L'ancienne secrétaire médicale reconnaît que les patients pouvaient être amenés à attendre plus de 3 heures dans ce cabinet, qui fonctionnait sans rendez-vous. "On avait une très grosse activité, la salle était tout le temps bondée", explique-t-elle. "Et depuis le Covid, il y avait pas mal de tensions car des patients ne supportaient plus d'attendre. Ils considéraient qu'ils devaient être reçus tout de suite."
"Quand ça touche aux enfants, là c'est le pire", ajoute-t-elle. "Les gens peuvent complètement vriller".
"On sait très bien que s'ils viennent nous voir, c'est qu'ils souffrent et qu'ils se sentent ballottés entre nous et les urgences où il y a près de 10 heures d'attente, mais qu'est-ce qu'on peut faire à notre niveau? On ne sait parfois pas quoi leur répondre", s'interroge Géraldine.
"On est le bouclier des médecins"
Un jour, le père d'un patient âgé à qui le médecin avait refusé d'accorder la Complémentaire santé solidaire (ex-CMU complémentaire) a menacé de mort Géraldine. "Il tapait dans le vide en criant qu'on avait volé son père, qu'il allait m'arranger le portrait ou encore me trancher la gorge", se souvient Géraldine, encore profondément choquée par cet incident, malgré le soutien qu'elle a reçue de sa hiérarchie.
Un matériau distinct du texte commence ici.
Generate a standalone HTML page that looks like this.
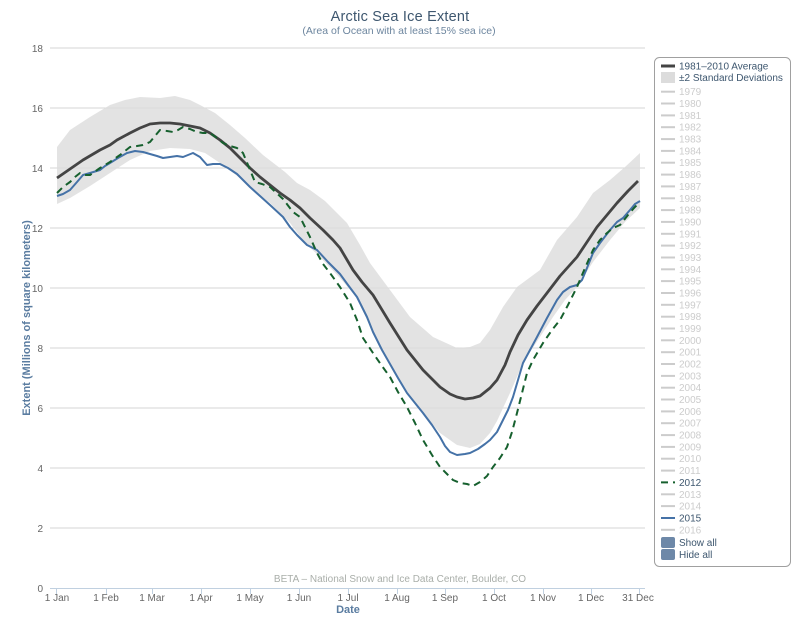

Elle n'a pas porté plainte.
Les secrétaires médicales confient avoir l'impression d'être "le défouloir" des patients en étant en première ligne de la sorte, et elles se sentent parfois méprisées
"On fait tampon entre les gens et le docteur", regrette Cindy, qui trouve ce rôle "injuste" et "lourd" à encaisser.
"On se fait incendier à longueur de journée et dès que les patients voient le médecin, c'est le grand sourire et ils sont doux comme des agneaux", déplore-t-elle, tout comme Géraldine. "On est vraiment le bouclier des médecins".
La plupart du temps, les secrétaires interrogées rapportent que les médecins pour lesquelles elles travaillent sont conscients mais démunis face à la violence verbale et physique auxquelles elles font face au quotidien. Cindy rapporte toutefois qu'après des épisodes d'intimidation à l'accueil, certains médecins généralistes n'ont pas hésité à contacter les patients eux-mêmes pour les prévenir qu'ils n'étaient plus les bienvenus au cabinet.
"Je n'excuse pas la violence mais je peux la comprendre", réagi le Dr Latifa Miqyass, médecin généraliste à Bazoches-les-Gallerandes (Loiret), qui a vu maintes fois ses secrétaires médicales "se faire hurler dessus à longueur de journée" ces dernières années. "Quand un patient fait le tour des cabinets et qu'il est refusé partout, je peux vous assurer qu'au bout d'un moment la courtoisie quitte le navire."
Depuis, elle a trouvé la parade en mettant en place en 2019 un numéro dédié aux rendez-vous d'urgence, avec la promesse de trouver un créneau en 48 heures dans le département. De quoi apaiser certaines des tensions.